Ismail Marzuki

Posted by admin On Rabu, 15 Mei 2013 3 komentar

Ismail Marzuki adalah seorang komponis besar Indonesia yang semasa hidupnya sudah menciptakan lebih dari 200 buah lagu. Diantaranya lagu Sepasang Mata Bola, Rayuan Pulau kelapa, Indonesia Pusaka, dan lain-lain. Namanya diabadikan sebagai nama pusat kesenian di Jakarta, yaitu Taman Ismail Marzuki (TIM). Karyanya yang luar biasa bagi negara membuat pemerintah juga memberikan gelar Pahlawan Nasional kepadanya pada 2004.

Ismail Marzuki atau Bang Maing adalah putra Betawi asli. Lahir di Kwitang, Jakarta pada 11 Mei 1914. Sejak kecil ia tidak banyak menerima kasih saying sang ibu, karena ibunya meninggal ketika ia berusia tiga bulan. Sedangkan kakak kandungnya bernama Anie Haminah yang umurnya berbeda sekitar sebelas tahun.

Ismail menempuh pendidikan di HIS Idenburg, Menteng sampai tamat kelas 7, dilanjutkan ke MULO di jalan Menjangan, Jakarta. Saat itu ia dibelikan ayahnya alat musik seperto harmonika, mandolin, dan lain-lain. Dengan alat musik itu ia bermain musik dan menciptakan lagu. Lagu pertamanya berjudul O Sarinah yang ia ciptakan saat berusia 17 tahun.

Dengan bekal ijazah MULO dan lancar berbahasa Inggris dan Belanda ia diterima bekerja di Socony Servie Station. Tetapi ia tidak lama bekerja disana. Ismail kemudian bekerja di perusahaan dagang KK Nies, yang menjual alat-alat musik dan merekam piringan hitam. Ia senang bekerja disana karena bisa menyalurkan bakatnya dalam bidang musik.
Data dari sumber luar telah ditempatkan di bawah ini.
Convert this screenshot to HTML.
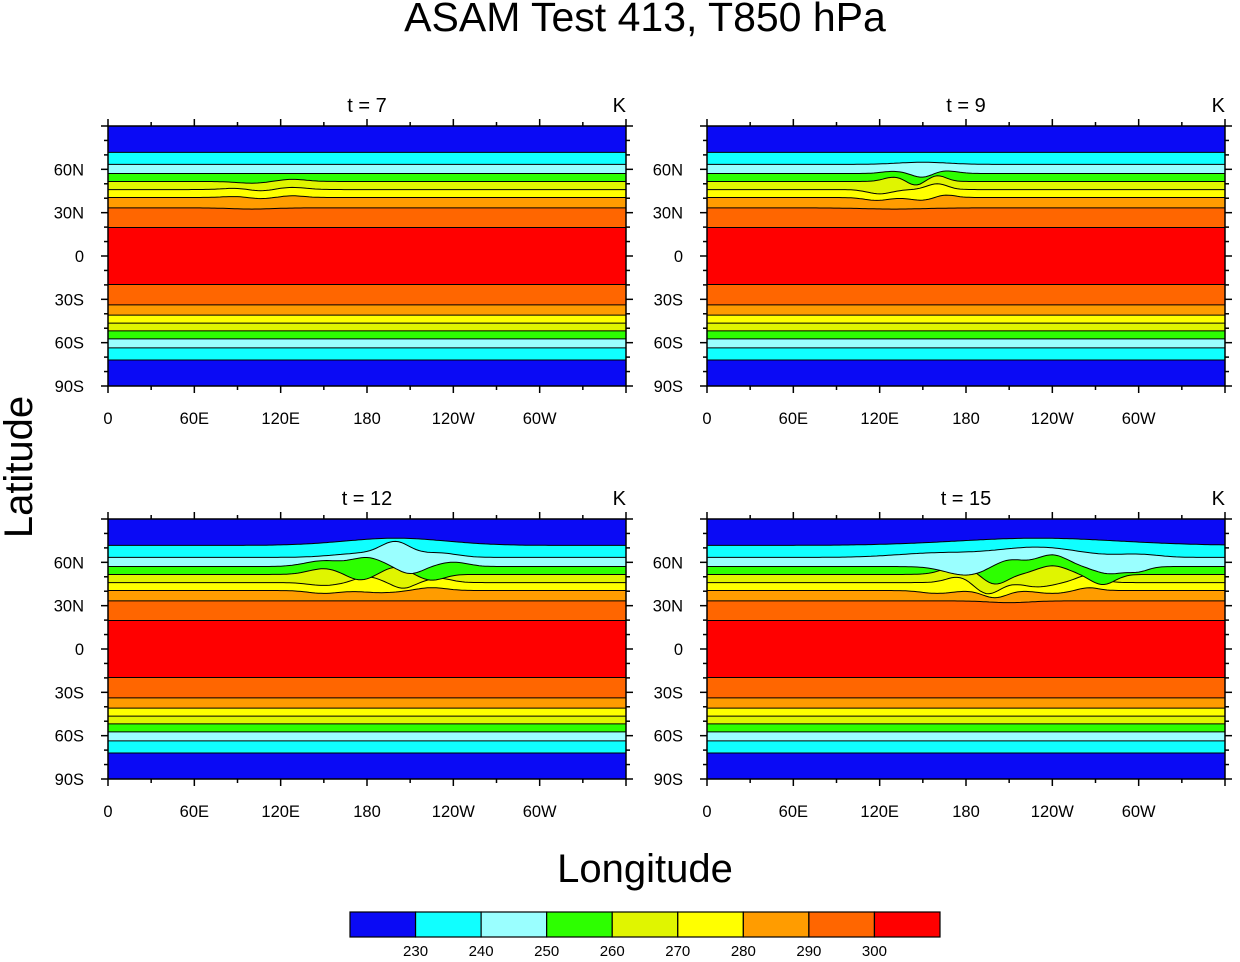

Sejak usia muda Ismail sudah menguasai berbagai alat musik. Sekitar tahun 1936 Ismail bergabung dengan perkumpulan orkes Lief Java pimpinan Hugo Dumas. Disanalah kemampuannya meningkat pesat. Ia sangat kreatif mengaransemen lagu beragam genre, lagu-lagu Barat, irama keroncong, maupun langgam Melayu. Ia yang pertama memperkenalkan instrument akordean kedalam langgam Melayu sebagai pengganti harmonium pompa.
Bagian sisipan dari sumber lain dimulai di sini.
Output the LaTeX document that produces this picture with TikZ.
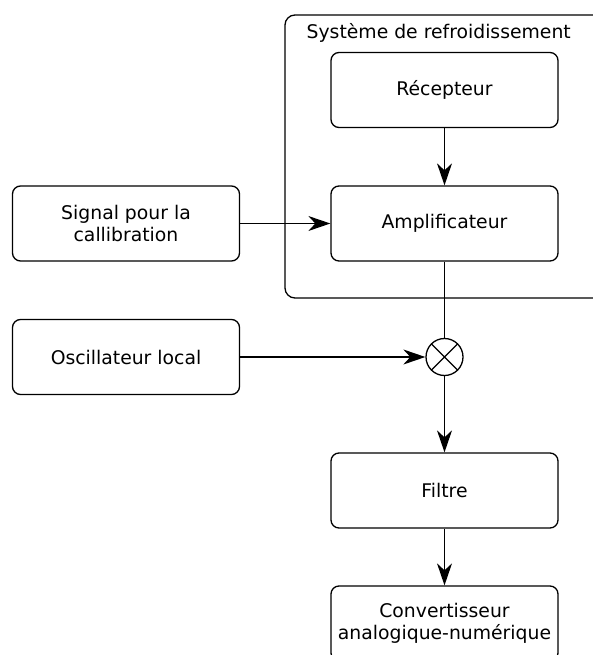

Sejak itu ia memperoleh kesempatan tampil dalam siaran Nederlands Indische Omroap Maatschapij dan tidak pernah meninggalkan dunia radio. Kegiatannya lebih banyak menggubah dan mengaransemen lagu-lagu. Saat pendengar radio meminta Lief java menyiarkan lagu-lagu Hawaii juga, maka dibentuk sebuah Band Hawaiian dengan nama Sweet Java Islander yang diisi oleh Ismail, Victor Tobing, Hasan Basri, Pek De Rosario,dan Hardjomuljo.

Karya-karya Ismail pertama mulai direkam ke piringan hitam pada 1937 yang disambut hangat oleh para penggemar musik. Diantara lagu yang direkam antara lain O Sarinah, Ali Baba Rumba, dan Olhe Lheu Dari Kotaradja. Setahun kemudian Ismail mengisi suara dalam film Terang Bulan yang diperankan oleh Rd. Muchtar dalam lagu Duduk Termenung, karena bintang film itu tidak sanggup menyanyikannya. Kesuksesan di dunia film membuatnya diundang ke Malaysia dan Singapura dalam serangkaian pementasan.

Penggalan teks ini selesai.